Super Mario Bros. · NES · 1985 · Collect · Koji Kondo
The ascending six-note jingle that plays when Mario collects a 1-Up Mushroom in Super Mario Bros. is the most universally understood musical signal of a positive outcome in gaming — a brief, celebratory phrase that has appeared in every mainstream Mario game since 1985 and has become the auditory definition of "extra life" in popular culture.
Koji Kondo composed the 1-Up Mushroom jingle for Super Mario Bros. as a distinct musical event separate from the game's main score. Unlike the jump sound or the power-up sound — both of which were triggered frequently — the 1-Up sound was designed for a relatively rare occurrence: extra lives were valuable and infrequently acquired, and the sound needed to communicate a proportionally elevated level of reward without functioning as a celebratory fanfare long enough to interrupt play. The six-note phrase Kondo wrote achieves this balance precisely. It is longer than a simple collect sound but shorter than the item discovery fanfare from Zelda. Its ascending pitch structure communicates positive outcome. The phrase has a distinctive rhythmic pattern — the notes are not evenly spaced — that gives it a slightly syncopated, "surprised" quality that matches the unexpectedness of finding a 1-Up. The harmonic content resolves satisfyingly at the final note, giving the brief phrase a sense of completeness. The 1-Up jingle has appeared in every mainline Mario game in some form since 1985, accumulating decades of association with the reward of an extra life. When the concept of extra lives was deprecated in later Mario games, the jingle retained cultural currency as the auditory symbol of lives regardless of whether the games still used them. By the time Nintendo transitioned to unlimited lives in 3D Mario games, the 1-Up jingle was too culturally embedded to remove — it appeared as an optional collectible reward sound in games that no longer had lives as a resource.
The 1-Up sound's effectiveness depends on its rarity in the context of play. Sound design for frequently triggered events prioritises brevity and non-annoyance; sound design for rare events can afford more musical content and more celebratory character.
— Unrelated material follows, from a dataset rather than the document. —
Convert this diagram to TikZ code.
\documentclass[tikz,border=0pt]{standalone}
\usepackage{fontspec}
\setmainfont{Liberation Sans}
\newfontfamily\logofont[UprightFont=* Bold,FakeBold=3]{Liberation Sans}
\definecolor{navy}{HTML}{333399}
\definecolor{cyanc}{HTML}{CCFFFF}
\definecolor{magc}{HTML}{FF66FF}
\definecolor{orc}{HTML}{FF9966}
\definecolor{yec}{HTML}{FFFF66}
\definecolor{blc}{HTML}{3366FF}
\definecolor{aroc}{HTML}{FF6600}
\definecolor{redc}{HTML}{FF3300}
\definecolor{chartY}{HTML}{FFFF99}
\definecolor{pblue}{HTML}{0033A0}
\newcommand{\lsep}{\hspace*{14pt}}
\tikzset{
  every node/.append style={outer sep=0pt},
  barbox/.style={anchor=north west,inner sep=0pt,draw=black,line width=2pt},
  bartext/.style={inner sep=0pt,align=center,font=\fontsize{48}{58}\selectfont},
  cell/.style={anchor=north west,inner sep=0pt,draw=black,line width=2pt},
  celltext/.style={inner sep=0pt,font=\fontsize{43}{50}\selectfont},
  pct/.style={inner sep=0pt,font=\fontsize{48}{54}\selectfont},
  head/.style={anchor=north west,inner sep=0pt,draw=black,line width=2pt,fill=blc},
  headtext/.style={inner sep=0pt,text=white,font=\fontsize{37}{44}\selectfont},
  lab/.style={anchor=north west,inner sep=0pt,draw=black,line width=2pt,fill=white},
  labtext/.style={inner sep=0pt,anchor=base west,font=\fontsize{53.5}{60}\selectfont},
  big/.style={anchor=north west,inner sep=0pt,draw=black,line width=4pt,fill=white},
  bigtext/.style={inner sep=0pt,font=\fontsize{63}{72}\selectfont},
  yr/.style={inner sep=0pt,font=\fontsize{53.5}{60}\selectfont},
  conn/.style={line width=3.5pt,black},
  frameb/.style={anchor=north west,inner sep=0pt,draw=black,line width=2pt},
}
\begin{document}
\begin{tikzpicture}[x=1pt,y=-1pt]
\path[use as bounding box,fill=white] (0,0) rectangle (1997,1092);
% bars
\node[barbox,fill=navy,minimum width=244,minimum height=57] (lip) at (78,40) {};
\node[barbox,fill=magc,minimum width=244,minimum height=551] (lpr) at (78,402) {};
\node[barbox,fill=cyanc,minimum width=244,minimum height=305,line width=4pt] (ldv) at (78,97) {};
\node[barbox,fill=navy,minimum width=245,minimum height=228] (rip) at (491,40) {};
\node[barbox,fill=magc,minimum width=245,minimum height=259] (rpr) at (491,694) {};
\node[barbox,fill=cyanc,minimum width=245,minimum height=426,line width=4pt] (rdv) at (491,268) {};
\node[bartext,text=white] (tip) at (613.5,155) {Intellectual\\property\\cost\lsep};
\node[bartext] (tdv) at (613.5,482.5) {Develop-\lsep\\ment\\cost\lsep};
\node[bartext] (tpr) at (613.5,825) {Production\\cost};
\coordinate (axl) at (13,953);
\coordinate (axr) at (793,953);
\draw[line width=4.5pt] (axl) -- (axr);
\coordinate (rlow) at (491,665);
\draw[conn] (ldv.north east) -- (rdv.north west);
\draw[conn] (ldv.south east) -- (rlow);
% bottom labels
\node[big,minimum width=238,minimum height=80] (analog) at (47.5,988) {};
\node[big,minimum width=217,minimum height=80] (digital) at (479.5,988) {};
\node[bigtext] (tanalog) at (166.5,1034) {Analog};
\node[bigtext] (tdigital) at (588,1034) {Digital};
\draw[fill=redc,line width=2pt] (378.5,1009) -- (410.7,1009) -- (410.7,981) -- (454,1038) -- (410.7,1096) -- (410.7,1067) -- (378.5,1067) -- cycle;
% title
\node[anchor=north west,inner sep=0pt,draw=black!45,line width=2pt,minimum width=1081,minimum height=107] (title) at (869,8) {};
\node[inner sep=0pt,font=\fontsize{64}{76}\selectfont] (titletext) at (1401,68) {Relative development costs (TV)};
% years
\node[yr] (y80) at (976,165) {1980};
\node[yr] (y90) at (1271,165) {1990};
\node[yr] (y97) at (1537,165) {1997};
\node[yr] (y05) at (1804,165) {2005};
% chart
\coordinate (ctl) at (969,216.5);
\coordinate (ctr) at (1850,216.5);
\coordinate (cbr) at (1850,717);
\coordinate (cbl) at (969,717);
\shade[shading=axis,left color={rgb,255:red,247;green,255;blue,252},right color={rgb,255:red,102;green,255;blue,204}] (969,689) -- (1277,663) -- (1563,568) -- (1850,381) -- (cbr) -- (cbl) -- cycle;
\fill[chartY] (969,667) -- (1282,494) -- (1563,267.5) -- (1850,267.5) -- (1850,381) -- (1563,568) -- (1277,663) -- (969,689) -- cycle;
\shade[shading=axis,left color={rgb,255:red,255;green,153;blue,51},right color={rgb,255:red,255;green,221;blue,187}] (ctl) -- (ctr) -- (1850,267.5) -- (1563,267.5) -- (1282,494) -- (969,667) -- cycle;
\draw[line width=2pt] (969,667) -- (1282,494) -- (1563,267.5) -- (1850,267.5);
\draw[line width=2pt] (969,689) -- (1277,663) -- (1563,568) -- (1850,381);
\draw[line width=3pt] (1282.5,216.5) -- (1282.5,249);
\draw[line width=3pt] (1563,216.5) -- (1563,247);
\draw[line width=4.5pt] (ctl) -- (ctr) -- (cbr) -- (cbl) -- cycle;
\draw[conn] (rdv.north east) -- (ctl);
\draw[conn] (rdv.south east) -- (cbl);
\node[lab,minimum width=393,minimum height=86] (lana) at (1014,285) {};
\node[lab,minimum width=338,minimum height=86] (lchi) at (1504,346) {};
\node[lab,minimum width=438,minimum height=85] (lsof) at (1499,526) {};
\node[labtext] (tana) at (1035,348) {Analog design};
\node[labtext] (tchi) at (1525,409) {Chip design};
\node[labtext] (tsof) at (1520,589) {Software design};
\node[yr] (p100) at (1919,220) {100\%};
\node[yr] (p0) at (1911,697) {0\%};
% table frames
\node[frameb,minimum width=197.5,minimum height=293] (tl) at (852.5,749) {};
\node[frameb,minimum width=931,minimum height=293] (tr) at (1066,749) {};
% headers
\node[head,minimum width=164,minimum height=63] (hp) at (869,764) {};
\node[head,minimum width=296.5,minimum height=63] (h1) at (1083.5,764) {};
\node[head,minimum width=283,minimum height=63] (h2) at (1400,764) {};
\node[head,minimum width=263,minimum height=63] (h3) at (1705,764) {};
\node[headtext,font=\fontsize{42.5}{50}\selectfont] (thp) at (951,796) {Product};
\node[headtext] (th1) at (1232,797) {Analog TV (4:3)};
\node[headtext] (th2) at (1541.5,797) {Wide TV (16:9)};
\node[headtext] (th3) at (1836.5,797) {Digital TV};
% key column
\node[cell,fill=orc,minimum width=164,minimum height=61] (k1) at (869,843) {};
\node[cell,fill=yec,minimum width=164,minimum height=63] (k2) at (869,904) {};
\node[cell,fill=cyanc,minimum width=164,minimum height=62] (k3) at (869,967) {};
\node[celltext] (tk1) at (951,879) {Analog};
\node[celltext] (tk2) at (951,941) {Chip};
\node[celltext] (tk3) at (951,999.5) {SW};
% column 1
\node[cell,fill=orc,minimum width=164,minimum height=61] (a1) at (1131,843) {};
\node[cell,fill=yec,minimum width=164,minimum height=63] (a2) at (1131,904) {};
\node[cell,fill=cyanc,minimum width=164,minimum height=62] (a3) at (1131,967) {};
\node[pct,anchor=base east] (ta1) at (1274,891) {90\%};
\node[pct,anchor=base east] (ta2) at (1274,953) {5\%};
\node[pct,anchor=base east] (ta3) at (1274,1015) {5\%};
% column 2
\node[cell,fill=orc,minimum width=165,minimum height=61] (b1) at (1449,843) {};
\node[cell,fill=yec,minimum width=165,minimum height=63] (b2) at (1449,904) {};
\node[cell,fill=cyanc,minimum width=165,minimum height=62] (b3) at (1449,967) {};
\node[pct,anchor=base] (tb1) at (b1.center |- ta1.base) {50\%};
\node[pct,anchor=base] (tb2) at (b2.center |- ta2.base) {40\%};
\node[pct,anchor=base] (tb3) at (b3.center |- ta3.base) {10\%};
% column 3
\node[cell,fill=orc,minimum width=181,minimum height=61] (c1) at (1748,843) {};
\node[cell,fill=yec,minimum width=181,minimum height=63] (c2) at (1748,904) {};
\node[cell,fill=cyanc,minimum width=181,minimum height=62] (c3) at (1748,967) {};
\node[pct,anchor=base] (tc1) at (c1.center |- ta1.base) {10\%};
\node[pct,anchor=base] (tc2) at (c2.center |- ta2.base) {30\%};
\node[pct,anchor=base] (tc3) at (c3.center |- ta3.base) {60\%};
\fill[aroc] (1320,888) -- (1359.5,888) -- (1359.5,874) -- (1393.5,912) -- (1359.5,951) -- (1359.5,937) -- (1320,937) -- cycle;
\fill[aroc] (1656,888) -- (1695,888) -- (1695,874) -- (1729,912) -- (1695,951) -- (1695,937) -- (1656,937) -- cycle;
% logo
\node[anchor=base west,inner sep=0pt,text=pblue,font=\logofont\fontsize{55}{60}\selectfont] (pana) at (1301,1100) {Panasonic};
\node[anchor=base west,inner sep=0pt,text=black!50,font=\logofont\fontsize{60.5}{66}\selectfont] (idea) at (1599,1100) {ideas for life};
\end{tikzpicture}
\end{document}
Kondo understood this distinction intuitively in 1985: the jump sound is a brief chirp because it triggers hundreds of times per session; the 1-Up sound is a six-note phrase because it triggers rarely enough that each occurrence deserves individual acknowledgement.
This calibration is invisible to players but shapes their emotional response. When a sound triggers frequently, players begin filtering it unconsciously — it becomes background texture rather than a conscious signal. When a sound triggers rarely, the brain retains it as a signal requiring attention. The 1-Up jingle's relative length means that when it plays, it is noticed. The noticing is part of the reward; the sound announces itself as an event worth paying attention to.
Extra lives were a convention borrowed from arcade games, where quarters provided additional play. In the home console context of Super Mario Bros., lives served a different function: they limited access to the game's later stages and created stakes around failure. Kondo's 1-Up jingle gave the extra life an auditory identity that the concept had lacked in the arcade — a specific sound that meant "your life count increased," creating an association between the sound and a feeling of security and abundance that has persisted in gaming culture ever since.
The association is so strong that the 1-Up jingle functions as cultural shorthand for positive unexpected outcomes in contexts entirely removed from gaming. It appears in advertising when a brand wants to evoke a "bonus" or "extra" concept. It appears in film and television to signal that a character has been given an additional chance. The sound carries the concept of the extra life — the reprieve, the second chance, the extension of possibility — wherever it travels, because forty years of association have made the two inseparable.